■ Data lines ■
____

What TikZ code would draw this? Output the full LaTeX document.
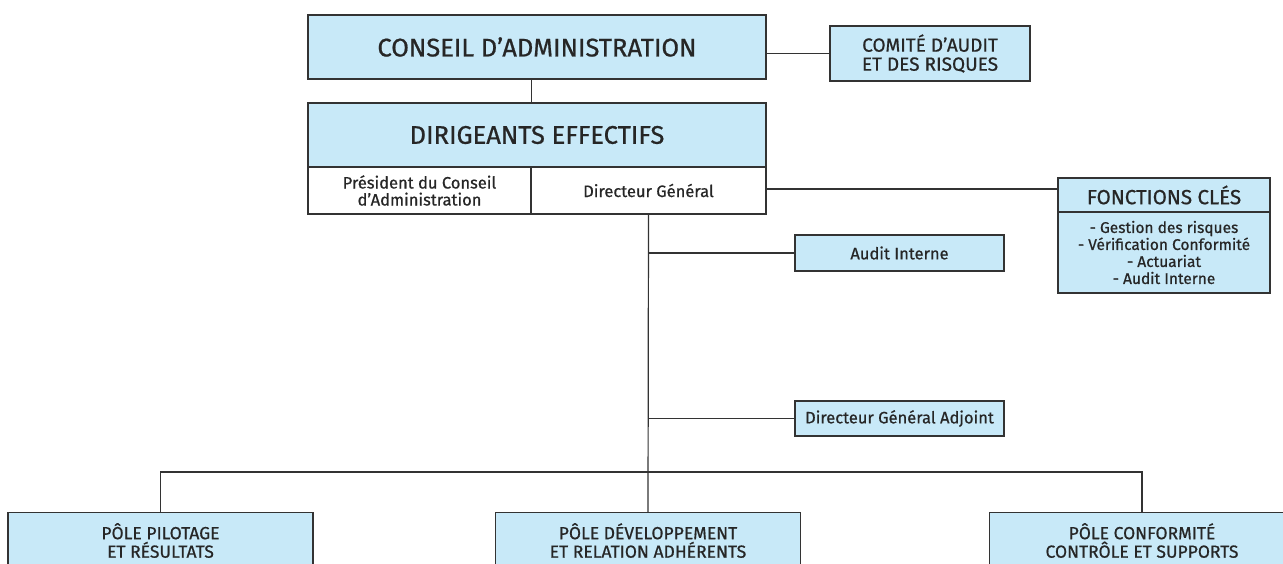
\documentclass[tikz,border=0pt]{standalone}
\usepackage{fontspec}
\setmainfont[FakeBold=0.7]{Fira Sans}
\definecolor{boxblue}{HTML}{C8E9F8}
\definecolor{edge}{HTML}{333333}
\begin{document}
\begin{tikzpicture}[x=1pt,y=-1pt,
  box/.style={draw=edge,line width=1.4pt,fill=boxblue,inner sep=0pt,align=center,text=black!85},
  wbox/.style={box,fill=white},
  conn/.style={draw=black!80,line width=1.2pt},
  big/.style={font=\fontsize{25.5}{28}\selectfont},
  small/.style={font=\fontsize{16.5}{17}\selectfont}]
\useasboundingbox (0,0) rectangle (1283,564);
\begin{scope}
\clip (0,0) rectangle (1283,564);
% top boxes
\node[box,big,minimum width=458,minimum height=64] (ca) at (537,47) {CONSEIL D’ADMINISTRATION};
\node[box,big,minimum width=458,minimum height=64] (de) at (537,135) {DIRIGEANTS EFFECTIFS};
\node[wbox,small,minimum width=223,minimum height=47] (pca) at (419.5,190.5) {Président du Conseil\\d’Administration};
\node[wbox,small,minimum width=235,minimum height=47] (dg) at (648.5,190.5) {Directeur Général};
\node[box,font=\fontsize{19}{19}\selectfont,minimum width=200,minimum height=55] (cac) at (930,53.5) {COMITÉ D’AUDIT\\ET DES RISQUES};
\node[box,font=\fontsize{20.5}{22}\selectfont,minimum width=212,minimum height=34] (fch) at (1164,195) {FONCTIONS CLÉS};
\node[box,font=\fontsize{15.5}{17}\selectfont,minimum width=212,minimum height=81] (fcl) at (1164,252.5) {- Gestion des risques\\- Vérification Conformité\\- Actuariat\\- Audit Interne};
\node[box,small,minimum width=209,minimum height=36] (ai) at (899.5,253) {Audit Interne};
\node[box,small,minimum width=209,minimum height=35] (dga) at (899.5,418.5) {Directeur Général Adjoint};
% bottom boxes
\node[box,minimum width=305,minimum height=100,anchor=north] (pp) at (160.5,512) {};
\node[box,minimum width=305,minimum height=100,anchor=north] (pd) at (648,512) {};
\node[box,minimum width=305,minimum height=100,anchor=north] (pc) at (1142,512) {};
\tikzset{btext/.style={font=\fontsize{17.5}{18.5}\selectfont,align=center,anchor=north,inner sep=0pt,text=black!85}}
\node[btext] (ppt) at ([yshift=-11pt]pp.north) {PÔLE PILOTAGE\\ET RÉSULTATS};
\node[btext] (pdt) at ([yshift=-11pt]pd.north) {PÔLE DÉVELOPPEMENT\\ET RELATION ADHÉRENTS};
\node[btext] (pct) at ([yshift=-11pt]pc.north) {PÔLE CONFORMITÉ\\CONTRÔLE ET SUPPORTS};
\end{scope}
% connectors
\draw[conn] (ca.south -| pca.east) -- (de.north -| pca.east);
\draw[conn] (cac.west) -- (cac.west -| ca.east);
\draw[conn] (dg.east |- 0,189) -- (fch.west |- 0,189);
\draw[conn] (dg.south) -- (pd.north);
\draw[conn] (ai.west) -- (ai.west -| dg.south);
\draw[conn] (dga.west) -- (dga.west -| dg.south);
\draw[conn] (pp.north) -- ++(0,-40) -| (pc.north);
\end{tikzpicture}
\end{document}
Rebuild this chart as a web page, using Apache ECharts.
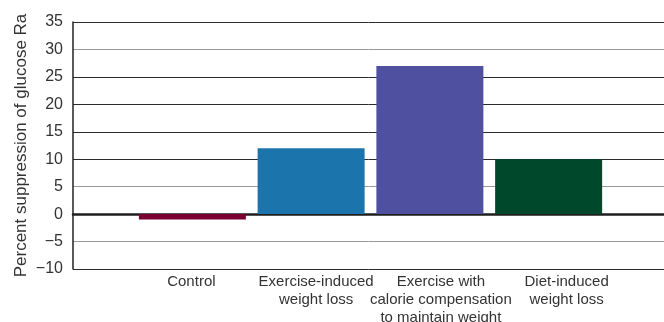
<!DOCTYPE html>
<html>
<head>
<meta charset="utf-8">
<script src="https://cdn.jsdelivr.net/npm/echarts@6/dist/echarts.min.js"></script>
<style>
  html, body { margin: 0; padding: 0; background: #fff; }
  #chart { width: 664px; height: 322px; }
</style>
</head>
<body>
<div id="chart"></div>
<script>
// Groups and their mean percent suppression of glucose Ra
const categories = [
  'Control',
  'Exercise-induced\nweight loss',
  'Exercise with\ncalorie compensation\nto maintain weight',
  'Diet-induced\nweight loss'
];
const values = [-1, 12, 27, 10];
const barColors = ['#7a0031', '#1c74ac', '#5050a0', '#00482b'];

const yMin = -10, yMax = 35, yStep = 5;
const yTitle = 'Percent suppression of glucose Ra';

// horizontal nudge (px) of each category caption relative to its bar centre
const captionShift = [-1, 5, 11, 18];

// gridline shades, cycling from the bottom tick upward
const gridShades = ['#2b2b2b', '#999', '#2b2b2b', '#999', '#2b2b2b', '#2b2b2b', '#2b2b2b', '#2b2b2b', '#999', '#2b2b2b'];

const font = '"Liberation Sans", Arial, sans-serif';
const textColor = '#333';

const categoryItems = categories.map((c, i) => {
  const s = captionShift[i];
  return {
    value: c,
    textStyle: { padding: s >= 0 ? [0, 0, 0, 2 * s] : [0, -2 * s, 0, 0] }
  };
});

const chart = echarts.init(document.getElementById('chart'));
chart.setOption({
  animation: false,
  grid: [
    // frame with the y scale and gridlines
    { left: 73, right: 0, top: 22, bottom: 53, outerBoundsMode: 'none' },
    // inner band where the bars sit
    { left: 133, right: 56, top: 22, bottom: 53, outerBoundsMode: 'none' }
  ],
  xAxis: [
    {
      gridIndex: 0, type: 'value', min: 0, max: 1,
      axisLine: { show: true, onZero: true, lineStyle: { color: '#1e1e1e', width: 2.5 } },
      axisTick: { show: false }, axisLabel: { show: false }, splitLine: { show: false }
    },
    {
      gridIndex: 1, type: 'category', data: categoryItems,
      axisLine: { show: false }, axisTick: { show: false },
      axisLabel: {
        interval: 0, margin: 4, color: textColor, fontFamily: font,
        fontSize: 15, lineHeight: 18, verticalAlign: 'top'
      }
    }
  ],
  yAxis: [
    {
      gridIndex: 0, type: 'value', min: yMin, max: yMax, interval: yStep,
      name: yTitle, nameLocation: 'middle', nameGap: 43, nameMoveOverlap: false,
      nameTextStyle: { color: textColor, fontFamily: font, fontSize: 17 },
      axisLine: { show: true, lineStyle: { color: '#222', width: 1.5 } },
      axisTick: { show: false },
      axisLabel: {
        color: textColor, fontFamily: font, fontSize: 16, margin: 10,
        formatter: v => String(v).replace('-', '\u2212')
      },
      splitLine: { show: true, lineStyle: { color: gridShades, width: 1 } }
    },
    {
      gridIndex: 1, type: 'value', min: yMin, max: yMax, interval: yStep,
      axisLine: { show: false }, axisTick: { show: false },
      axisLabel: { show: false }, splitLine: { show: false }
    }
  ],
  series: [{
    type: 'bar',
    xAxisIndex: 1, yAxisIndex: 1,
    barWidth: 107,
    data: values.map((v, i) => ({ value: v, itemStyle: { color: barColors[i] } }))
  }]
});
</script>
</body>
</html>
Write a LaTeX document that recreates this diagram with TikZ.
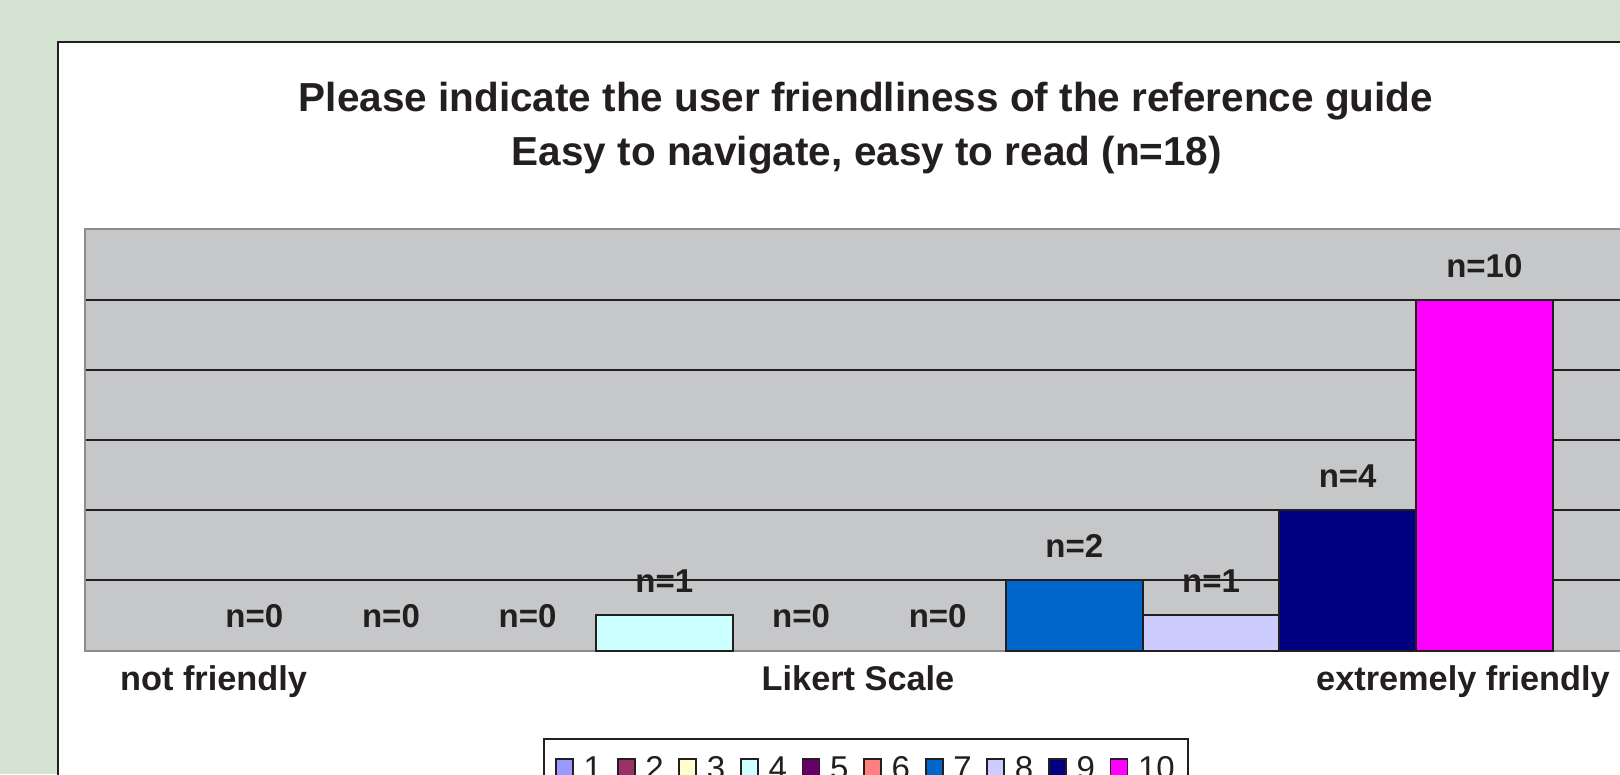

____

■ Stated goal ■
In the listing above, find the lines holding the word "draw" and copy them.

■ Answer to the task ■
What TikZ code would draw this? Output the full LaTeX document.
  box/.style={draw=edge,line width=1.4pt,fill=boxblue,inner sep=0pt,align=center,text=black!85},
  conn/.style={draw=black!80,line width=1.2pt},
\draw[conn] (ca.south -| pca.east) -- (de.north -| pca.east);
\draw[conn] (cac.west) -- (cac.west -| ca.east);
\draw[conn] (dg.east |- 0,189) -- (fch.west |- 0,189);
\draw[conn] (dg.south) -- (pd.north);
\draw[conn] (ai.west) -- (ai.west -| dg.south);
\draw[conn] (dga.west) -- (dga.west -| dg.south);
\draw[conn] (pp.north) -- ++(0,-40) -| (pc.north);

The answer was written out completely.